Winter is coming, you can feel it creaking and crackling just over the horizon like a pensioner who’s slipped on the ice. Its icy tendrils are starting to slip inside your warm carcass, stroking your cosy innards in a fiery cold embrace, as daylight and sunshine, gives way to pale grey skies and a miserable slide towards the impending birthday of the Nazarene. And in the spirit of bonhomie that that intro ushers in, we’re off to the baking deserts of New Mexico, Albuquerque and new kids on the block Feed The Corpses To The Pigs (FTCTTP) who having formed in 2019, unleash this, their debut album unto the masses. To honest, I hadn’t heard of this band before they popped up into my inbox, and given their band name, their ludicrous over the top monikers (which I have copied and pasted from the press notes for reading pleasure – Lucas “Torture Pig” Boron (bass and vocals), Bill “Slaughter Pig” Dierker (lead guitar), Shawn “Death Pig” Fink (guitars and vocals and Eli “Murder Pig” Perea on drums), I would say that my expectations were on the shittier side of high. But, as they say, you shouldn’t judge a book by its human flesh cover. But, before I segue off into the review, I will question what’s the point in the above nom de plumes if not to set a certain genre expectation in a listener’s minds eye. Of course, it’s a deliberate ploy, same thing with their band name which is going to lead you to expect another tawdry entry into the torture, goregrind, piggy squeal, horror film sample MO that bands such as Parasitic Ejaculation, Visceral Disgorge and a thousand others, where style may well very win over substance.

But rather surprisingly, once you peel back the bloody bed sheets, rather than discovering a beheaded and defiled corpse, writhing in a maggot infested soup (see I can do it too), you are going to uncover what is a rather fine album that if you can ignore some of the more on the nose genre tropes that pepper it’s running time (yes the incessant samples from films and news programmes etc.). But I am dwelling on the negatives and so let’s dive in. It’s so wickedly confusing that it lifts you off your feet, spins you round and invites you to play pin the eyeball on the corpse. The best way I can really describe this album, is to liken it to a musical buffet but rather than stale scotch eggs and corned beef sandwiches, you get the great and the good from all metal genres. Listening to this album is akin to putting your favourite top 100 metal albums of the last 30 years and putting your device on shuffle. Now, I understand this sounds like a lazy assed review, where the reviewer (me) simply hasn’t listened to the album enough to get a firm grasp on what it is and what it’s trying to accomplish. Well, I hear you, but believe me when I say, I have listened to this album at least half a dozen times, and I am led to the same conclusion every time.
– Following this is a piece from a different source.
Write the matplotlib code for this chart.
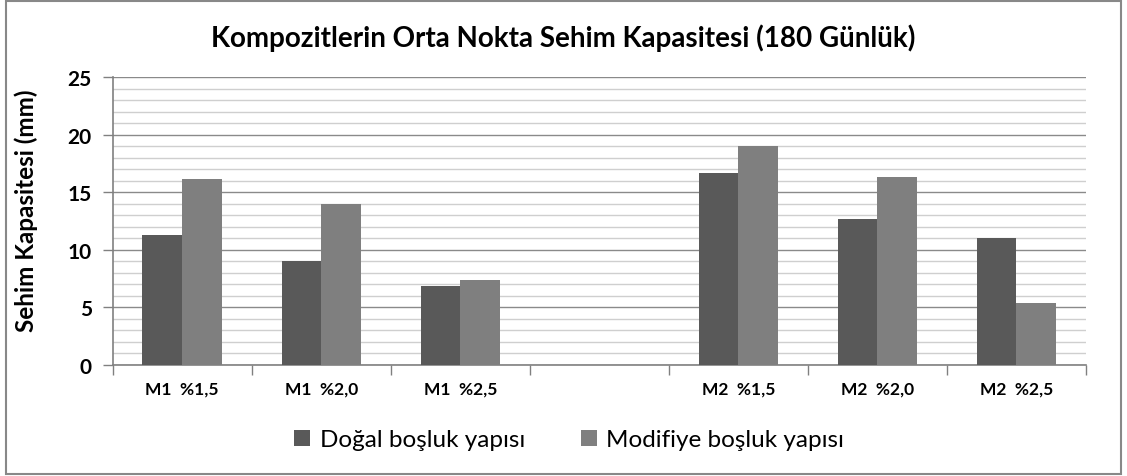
import matplotlib
matplotlib.use("Agg")
import matplotlib.pyplot as plt
from matplotlib.patches import Rectangle
from matplotlib.ticker import MultipleLocator
import numpy as np

categories = ["M1  %1,5", "M1  %2,0", "M1  %2,5", "", "M2  %1,5", "M2  %2,0", "M2  %2,5"]
dogal = [11.3, 9.0, 6.9, np.nan, 16.7, 12.7, 11.0]
modifiye = [16.2, 14.0, 7.4, np.nan, 19.0, 16.3, 5.4]
series_names = ["Doğal boşluk yapısı", "Modifiye boşluk yapısı"]
title = "Kompozitlerin Orta Nokta Sehim Kapasitesi (180 Günlük)"
ylabel = "Sehim Kapasitesi (mm)"

plt.rcParams['font.family'] = ['Lato', 'DejaVu Sans']

fig = plt.figure(figsize=(11.27, 4.77), dpi=100)
ax = fig.add_axes([112.7/1127, 1-366/477, (1086-112.7)/1127, (366-78.3)/477])

x = np.arange(len(categories))
w = 1/3.5
ax.bar(x - w/2, dogal, w, color="#595959", label=series_names[0], zorder=3)
ax.bar(x + w/2, modifiye, w, color="#7f7f7f", label=series_names[1], zorder=3)

ax.set_xlim(-0.5, len(categories) - 0.5)
ax.set_ylim(0, 25)
ax.yaxis.set_major_locator(MultipleLocator(5))
ax.yaxis.set_minor_locator(MultipleLocator(1))
ax.grid(True, which='major', axis='y', color='#8a8a8a', linewidth=1.0, zorder=1)
ax.grid(True, which='minor', axis='y', color='#cfcfcf', linewidth=1.0, zorder=0)
ax.tick_params(axis='y', which='minor', length=0)
ax.tick_params(axis='y', which='major', length=7, width=1, color='#808080', labelsize=15, pad=8)

ax.set_xticks(np.arange(len(categories) + 1) - 0.5)
ax.set_xticklabels([])
ax.set_xticks(x, minor=True)
ax.set_xticklabels(categories, minor=True, fontsize=12.5, fontweight='bold')
ax.tick_params(axis='x', which='major', length=7, width=1, color='#808080', direction='out')
ax.tick_params(axis='x', which='minor', length=0, pad=11)

for lbl in ax.get_yticklabels():
    lbl.set_fontweight('bold')

for s in ['top', 'right']:
    ax.spines[s].set_visible(False)
for s in ['left', 'bottom']:
    ax.spines[s].set_color('#808080')
    ax.spines[s].set_linewidth(1.2)

ax.set_ylabel(ylabel, fontsize=17.5, fontweight='bold')
ax.yaxis.set_label_coords(-0.077, 0.54)

fig.text(0.5, 1-38/477, title, ha='center', va='center', fontsize=20, fontweight='bold')

leg = fig.legend(loc='center', bbox_to_anchor=(0.505, 1-441/477), ncol=2, frameon=False,
                 fontsize=17.5, handlelength=0.65, handleheight=0.65, handletextpad=0.4,
                 columnspacing=2.3)

fig.patches.append(Rectangle((6/1127, 1-475/477), (1121-6)/1127, (475-2)/477,
                             transform=fig.transFigure, fill=False, edgecolor='#888888',
                             linewidth=1.5))

fig.savefig("out.png", dpi=100)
What I can’t work out though, is, is this is a masterstroke and the band have decided to cover all heavy musical bases to appeal to as broad as musical base as possible OR, is it that band have struggled with their own musical identity and have acted like a giant metal fanged magpie in the face of not being able to suitably craft and mould their own musical identity?

I for one, am happy to give FTCTTP the benefit of the doubt here. There is so much going on though, it takes some unpicking but in the interests of brevity, let me precis. Album opener ‘Separate’ sounds like precision tooled Heartwork era Carcass and as such, you have a feeling of stability, and you know where you are as we crash into next track ‘Ghost of Winter’ which is in a similar vein. Well played, crisp death metal with barked/growled vocals. But from here in in, things get weird, as the band segue into almost punky, Entombed like riffs, which slows down the double bass crescendo as epic guitar solos soar into view. The next couple of tracks, spill out into almost Black Metal territory before everything goes back on itself and we’re in ‘So Far, So Good..’ era Megadeth via a soupcon of Alice In Chains (if fronted by Abbath) . It’s as schizophrenic (from a musical style perspective), as I have heard for years BUT, despite the haphazard and myriad of musical touchpoints, it’s really, enjoyable. The playing is excellent, the vocals are beefy, strong, and hugely impressive and it comes together by album’s end. It’s a ballsy record that delivers on the brutality scale, being equal parts, Grind, Death, Black, Thrash and everything in-between. There’s something for everyone on this album, and despite the trite genre trappings the band have decided to drench themselves in, this is a very decent album indeed and bodes well for their future endeavours.